(Friday 9th November at Barbican Hall. Opening Concert of London Jazz Festival. Review by Rob Edgar)
The tone for the London Jazz Festival festival was already getting established even before the first concert began. When we arrived at the Barbican for the opening night of festival, Swedish-born, London-based singer Cecilia Stalin was performing a set on the free stage, reinforcing right from the start the sheer diversity of where the music can emerge from. English folk-tunes (the melody for Greensleeves), Erykah Badu style grooves, occasional choruses in a Hip-Hop fashion and hints of pounding rock rhythms from time to time. They’re all there to be used. The next ten days are going to be some journey
The main event for the night however, was Jazz Voice., the official opening concert. Broadcast live on BBC Radio 3, it was, as ever, an ambitious, large scale event; hosted by the legendary John Sessions (who started with some uncanny impressions of Al Pacino and Alan Rickman) it featured a smorgasbord of singers under the masterful direction of conductor/arranger Guy Barker whose set has been described as “Jazz gig, variety show, symphonic suite”.

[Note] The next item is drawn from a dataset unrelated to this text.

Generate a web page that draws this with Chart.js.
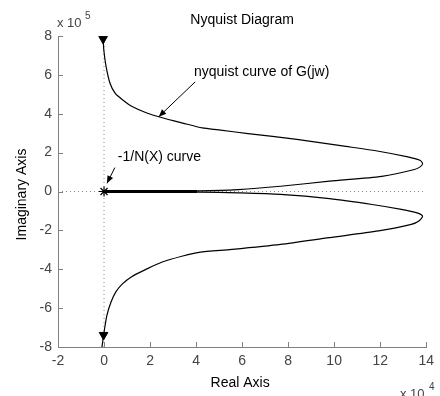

Backed by Barker’s 40-strong orchestra, Brendan Reilly was the first to take the stage with a rendition of Billie Holiday’s I’m Gonna Lock My Heart, it started out almost like a lament but abruptly changed into a Cab Calloway style swing, Reilly raising the roof throughout. This served as a prelude to the fantastic Juliet Roberts singing Do Right Woman. Unassuming and entirely un-flashy, she chose to direct the focus towards her considerable vocal talent; at one point the speakers distorted under the strain of her voice and you got the feeling that, at times, even in the full 1850-seat hall, she could have done without the microphone.
Roberts’s strong, powerful and direct voice was contrasted by Natalie Duncan’s melismatic and softer approach to Devil in Me, before Claire Martin took to the stage with the Thomas Dolby song which featured on her debut album, Keys to my Ferrari.
There were moments that the band got to showcase what they were made of; the instrumental medley that opened the second half contained Charles Mingus’s Boogie Stop Shuffle and Thelonius Monk’s ’Round Midnight, it seemed like a microcosm of the whole festival.
Boy George made an appearance singing Always on my Mind, and You’ll Lose a Good Thing. Junior Giscombe sang Mama used to say, Imelda May sang her own composition Meet you on the Moon which had some lush and resonant harmonies and Patti Austin rounded off the night with an emotional rendition of Lean on Me which was “dedicated to everyone who is on the east coast right now”.
It was Gwyneth Herbert who really stole the show though, her version of Dead End Street which just ever so slightly ventured into the world of Mahler or Shostakovich in Barker’s vivid orchestration, whilst she used every nuance her voice would give her resulting in a truly moving performance.
With so many singers hurriedly taking to the stage and leaving again it sometimes left you wanting to hear more from each individual. It would have been nice to hear more from Gwyneth Herbert especially but the final piece of the night Aretha Franklin Medley had everyone on their feet and judging by the rapturous applause, the audience certainly went home happy.